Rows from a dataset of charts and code
..........

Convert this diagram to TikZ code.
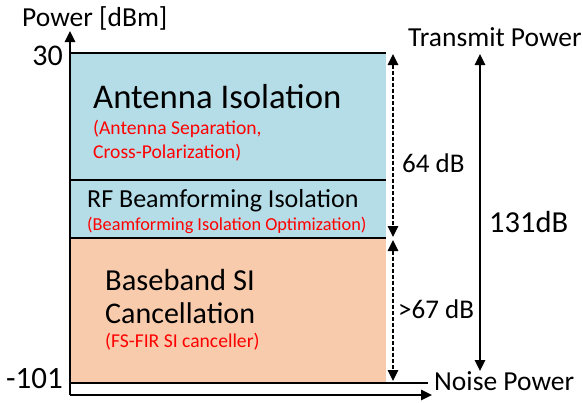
\documentclass[tikz,border=0pt]{standalone}
\usepackage{fontspec}
\setmainfont{Carlito}
\usetikzlibrary{arrows.meta}

\definecolor{isoblue}{RGB}{180,221,232}
\definecolor{sipeach}{RGB}{248,203,173}

\begin{document}
\begin{tikzpicture}[x=1pt, y=-1pt,
    tip/.style={-{Triangle[length=11pt,width=10.5pt]}},
    both/.style={{Triangle[length=11pt,width=10.5pt]}-{Triangle[length=11pt,width=10.5pt]}},
    lbl/.style={anchor=base west, inner sep=0pt},
    sub/.style={lbl, text=red}]
  \useasboundingbox (0,0) rectangle (583,402);

  % Isolation and cancellation bands
  \fill [isoblue] (70,53) rectangle (386,238);
  \fill [sipeach] (70,238) rectangle (386,383);
  \draw [line width=1.5pt] (70,53) -- (386,53);
  \draw [line width=1.5pt] (70,180) -- (386,180);
  \draw [line width=1.5pt] (70,238) -- (386,238);
  \draw [line width=1.5pt] (70,383) -- (428,383);

  % Axes
  \coordinate (org) at (70,395);
  \coordinate (ytop) at (70,31);
  \coordinate (xend) at (432,395);
  \draw [line width=1.5pt, tip] (org) -- (ytop);
  \draw [line width=1.5pt, tip] (org) -- (xend);

  % Axis labels
  \node (ylabel) [lbl, font=\fontsize{27.5}{27.5}\selectfont] at (22,26) {Power [dBm]};
  \node (tx) [anchor=base east, inner sep=0pt, font=\fontsize{30}{30}\selectfont] at (63,65) {30};
  \node (nf) [anchor=base east, inner sep=0pt, font=\fontsize{31}{31}\selectfont] at (63,388) {-101};
  \node (txlabel) [lbl, font=\fontsize{27.5}{27.5}\selectfont] at (408,46) {Transmit Power};
  \node (nflabel) [lbl, font=\fontsize{27.5}{27.5}\selectfont] at (434,390) {Noise Power};

  % Band texts
  \node (ant) [lbl, font=\fontsize{34.7}{34.7}\selectfont] at (93,108) {Antenna Isolation};
  \node (antsub) [sub, font=\fontsize{19.6}{19.6}\selectfont] at (93,134) {(Antenna Separation,};
  \node (antsub2) [sub, font=\fontsize{19.6}{19.6}\selectfont] at (93,158) {Cross-Polarization)};
  \node (rf) [lbl, font=\fontsize{26}{26}\selectfont] at (87,207) {RF Beamforming Isolation};
  \node (rfsub) [sub, font=\fontsize{18.3}{18.3}\selectfont] at (87,230) {(Beamforming Isolation Optimization)};
  \node (bb) [lbl, font=\fontsize{30.5}{30.5}\selectfont] at (105,290) {Baseband SI};
  \node (bb2) [lbl, font=\fontsize{30}{30}\selectfont] at (105,323) {Cancellation};
  \node (bbsub) [sub, font=\fontsize{19.6}{19.6}\selectfont] at (105,347) {(FS-FIR SI canceller)};

  % Dashed range arrows
  \coordinate (ra) at (393,54);
  \coordinate (rb) at (393,237);
  \coordinate (rc) at (393,240);
  \coordinate (rd) at (393,381);
  \draw [line width=1.4pt, dash pattern=on 4pt off 2pt, both] (ra) -- (rb);
  \draw [line width=1.4pt, dash pattern=on 4pt off 2pt, both] (rc) -- (rd);
  \node (isodb) [lbl, font=\fontsize{27}{27}\selectfont] at (402,172) {64 dB};
  \node (sidb) [lbl, font=\fontsize{27}{27}\selectfont] at (398,318) {>67 dB};

  % Total range
  \coordinate (ta) at (480,54);
  \coordinate (tb) at (480,371);
  \draw [line width=1.6pt, both] (ta) -- (tb);
  \node (total) [lbl, font=\fontsize{30.5}{30.5}\selectfont] at (489,232) {131dB};
\end{tikzpicture}
\end{document}
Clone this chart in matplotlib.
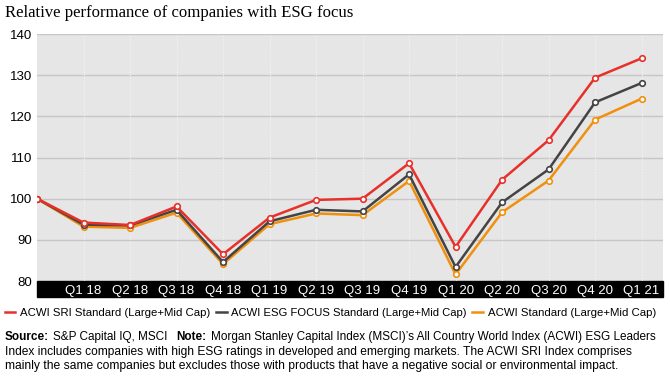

..........

§ **GOAL OF THE EXERCISE**: Transcribe every line from the records above without alteration, and leave out the images.

§ **SOLUTION TO THIS EXERCISE**:
Convert this diagram to TikZ code.
\documentclass[tikz,border=0pt]{standalone}
\usepackage{fontspec}
\setmainfont{Carlito}
\usetikzlibrary{arrows.meta}

\definecolor{isoblue}{RGB}{180,221,232}
\definecolor{sipeach}{RGB}{248,203,173}

\begin{document}
\begin{tikzpicture}[x=1pt, y=-1pt,
    tip/.style={-{Triangle[length=11pt,width=10.5pt]}},
    both/.style={{Triangle[length=11pt,width=10.5pt]}-{Triangle[length=11pt,width=10.5pt]}},
    lbl/.style={anchor=base west, inner sep=0pt},
    sub/.style={lbl, text=red}]
  \useasboundingbox (0,0) rectangle (583,402);

  % Isolation and cancellation bands
  \fill [isoblue] (70,53) rectangle (386,238);
  \fill [sipeach] (70,238) rectangle (386,383);
  \draw [line width=1.5pt] (70,53) -- (386,53);
  \draw [line width=1.5pt] (70,180) -- (386,180);
  \draw [line width=1.5pt] (70,238) -- (386,238);
  \draw [line width=1.5pt] (70,383) -- (428,383);

  % Axes
  \coordinate (org) at (70,395);
  \coordinate (ytop) at (70,31);
  \coordinate (xend) at (432,395);
  \draw [line width=1.5pt, tip] (org) -- (ytop);
  \draw [line width=1.5pt, tip] (org) -- (xend);

  % Axis labels
  \node (ylabel) [lbl, font=\fontsize{27.5}{27.5}\selectfont] at (22,26) {Power [dBm]};
  \node (tx) [anchor=base east, inner sep=0pt, font=\fontsize{30}{30}\selectfont] at (63,65) {30};
  \node (nf) [anchor=base east, inner sep=0pt, font=\fontsize{31}{31}\selectfont] at (63,388) {-101};
  \node (txlabel) [lbl, font=\fontsize{27.5}{27.5}\selectfont] at (408,46) {Transmit Power};
  \node (nflabel) [lbl, font=\fontsize{27.5}{27.5}\selectfont] at (434,390) {Noise Power};

  % Band texts
  \node (ant) [lbl, font=\fontsize{34.7}{34.7}\selectfont] at (93,108) {Antenna Isolation};
  \node (antsub) [sub, font=\fontsize{19.6}{19.6}\selectfont] at (93,134) {(Antenna Separation,};
  \node (antsub2) [sub, font=\fontsize{19.6}{19.6}\selectfont] at (93,158) {Cross-Polarization)};
  \node (rf) [lbl, font=\fontsize{26}{26}\selectfont] at (87,207) {RF Beamforming Isolation};
  \node (rfsub) [sub, font=\fontsize{18.3}{18.3}\selectfont] at (87,230) {(Beamforming Isolation Optimization)};
  \node (bb) [lbl, font=\fontsize{30.5}{30.5}\selectfont] at (105,290) {Baseband SI};
  \node (bb2) [lbl, font=\fontsize{30}{30}\selectfont] at (105,323) {Cancellation};
  \node (bbsub) [sub, font=\fontsize{19.6}{19.6}\selectfont] at (105,347) {(FS-FIR SI canceller)};

  % Dashed range arrows
  \coordinate (ra) at (393,54);
  \coordinate (rb) at (393,237);
  \coordinate (rc) at (393,240);
  \coordinate (rd) at (393,381);
  \draw [line width=1.4pt, dash pattern=on 4pt off 2pt, both] (ra) -- (rb);
  \draw [line width=1.4pt, dash pattern=on 4pt off 2pt, both] (rc) -- (rd);
  \node (isodb) [lbl, font=\fontsize{27}{27}\selectfont] at (402,172) {64 dB};
  \node (sidb) [lbl, font=\fontsize{27}{27}\selectfont] at (398,318) {>67 dB};

  % Total range
  \coordinate (ta) at (480,54);
  \coordinate (tb) at (480,371);
  \draw [line width=1.6pt, both] (ta) -- (tb);
  \node (total) [lbl, font=\fontsize{30.5}{30.5}\selectfont] at (489,232) {131dB};
\end{tikzpicture}
\end{document}
Clone this chart in matplotlib.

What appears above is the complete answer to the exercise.